Dari Masrûq dari Aisyah:, “Disebut-sebut di hadapan Aisyah bahwa yang membatalkan shalat adalah anjing, keledai dan wanita, maka Asiyah berkata, “Kalian telah menyamakan kami (kaum perempuan) dengan keledai-keledai dan anjing-anjing. Demi Allah aku menyaksikan Rasulullah saw. sedang shalat dan ketika itu aku berada di tempat tidurku tepat di antara beliau dan arah kiblat, aku sedang telentang, lalu aku butuh sesuatu, aku tidak ingin bangun khawatir menggangu Rasulullah saw, lalu aku menarik dari sisi kedua kaki beliau.”
Dalam riwayat di atas Aisyah langsung menolak kebenaran ungkapan seorang sahabat bahwa anjing, keledai, dan perempuan dapat membatalkan shalat dengan dua alasan.
Pertama, menyamakan perempuan dengan anjing dan keledai sebagai sesuatu yang diyakininya tidak mungkin dilakukan oleh Rasulullah Saw. yang sangat menghormati perempuan.
Kedua, ungkapan tersebut tidak sesuai dengan pengalamannya di mana beliau pernah berada di depan Rasulullah Saw sedangkan beliau tetap melanjutkan salatnya.
Pendapat Aisyah Ra tentang perempuan sangat penting untuk dijadikan rujukan mengingat posisi mereka dalam masyarakat Arab ketika itu sangat rendah. Pandangan yang merendahkan perempuan tidak jarang dapat dijumpai dalam periwayatan hadis meskipun dalam banyak kesempatan Rasulullah Saw banyak mengingatkan pentingnya bersikap baik pada perempuan.
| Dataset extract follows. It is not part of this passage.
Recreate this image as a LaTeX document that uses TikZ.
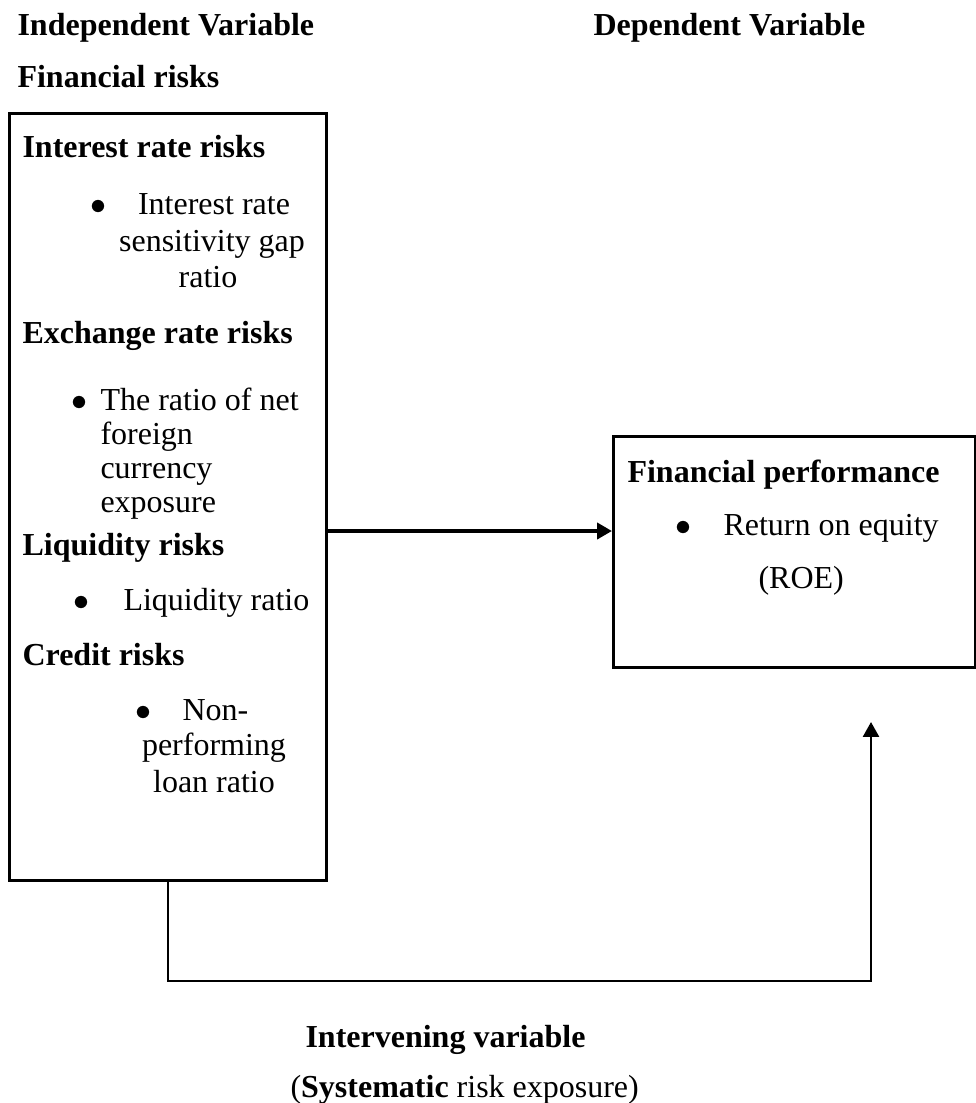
\documentclass[tikz,border=0pt]{standalone}
\usepackage{fontspec}
\setmainfont{Liberation Serif}
\usepackage{tikz}
\usetikzlibrary{arrows.meta, positioning, calc}

\begin{document}
\begin{tikzpicture}[x=0.375pt, y=-0.375pt,
    every node/.style={inner sep=0pt, font=\fontsize{12}{13.8}\selectfont},
    head/.style={anchor=base west, font=\fontsize{12}{13.8}\selectfont\bfseries},
    txt/.style={anchor=base west},
    mid/.style={anchor=base},
    box/.style={draw, line width=1pt, anchor=north west},
    link/.style={line width=0.9pt, -{Triangle[length=5.6pt, width=6pt]}}]

    \useasboundingbox (0,0) rectangle (976,1103);

    % headings
    \node[head] (indeplbl) at (17,35) {Independent Variable};
    \node[head] (deplbl) at (593,35) {Dependent Variable};
    \node[head] (finrisk) at (17,87) {Financial risks};

    % the two boxes
    \node[box, minimum width=118.9pt, minimum height=287.6pt] (risks) at (8,112) {};
    \node[box, minimum width=135.75pt, minimum height=86.6pt] (perf) at (612,435) {};

    % left box
    \node[head] (irr) at (22,157) {Interest rate risks};
    \node[txt] (irrb) at (90,214) {$\bullet$};
    \node[mid] (irr1) at (214,214) {Interest rate};
    \node[mid] (irr2) at (212,251) {sensitivity gap};
    \node[mid] (irr3) at (208,287) {ratio};

    \node[head] (err) at (22,343) {Exchange rate risks};
    \node[txt] (errb) at (71,410) {$\bullet$};
    \node[txt] (err1) at (100,410) {The ratio of net};
    \node[txt] (err2) at (100,444) {foreign};
    \node[txt] (err3) at (100,478) {currency};
    \node[txt] (err4) at (100,512) {exposure};

    \node[head] (liq) at (22,555) {Liquidity risks};
    \node[txt] (liqb) at (73,610) {$\bullet$};
    \node[txt] (liq1) at (123,610) {Liquidity ratio};

    \node[head] (cred) at (22,665) {Credit risks};
    \node[txt] (credb) at (135,720) {$\bullet$};
    \node[txt] (cred1) at (182,720) {Non-};
    \node[mid] (cred2) at (214,755) {performing};
    \node[mid] (cred3) at (214,792) {loan ratio};

    % right box
    \node[head] (fp) at (627,482) {Financial performance};
    \node[txt] (fpb) at (675,535) {$\bullet$};
    \node[txt] (fp1) at (723,535) {Return on equity};
    \node[txt] (fp2) at (758,588) {(ROE)};

    % intervening variable
    \node[head] (interv) at (305,1047) {Intervening variable};
    \node[txt] (sysrisk) at (290,1097) {(\textbf{Systematic} risk exposure)};

    % connectors
    \coordinate (ylevel) at (0,531);
    \coordinate (low) at (0,981);
    \coordinate (roeend) at (871,722);

    \draw[link, line width=1.5pt] (risks.east |- ylevel) -- (perf.west |- ylevel);
    \draw[link] (risks.south) |- (roeend |- low) -- (roeend);
\end{tikzpicture}
\end{document}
Di sinilah pentingnya meneladani sikap kritis Aisyah Ra dalam memahami apa saja yang diklaim sebagai ajaran Islam, terutama saat sekarang di mana apa yang dipahami sebagai ajaran Islam oleh satu kelompok bisa bertentangan dengan ajaran Islam yang dipahami oleh kelompok lainnya.
Pengetahuan yang luas tentang sumber ajaran Islam, baik al-Qur’an maupun hadis-hadis Rasulullah Saw, dan kemampuan mengintegrasikannya dengan pengalaman riil sebagaimana ditunjukkan Aisyah Ra menjadi sebuah keniscayaan agar kita bisa menangkap substansi ajaran Islam yang betul-betul mencerminkan keagungannya dan terhindar dari kebencian dan penghinaan atas nama Islam pada sesama manusia, terutama pada perempuan.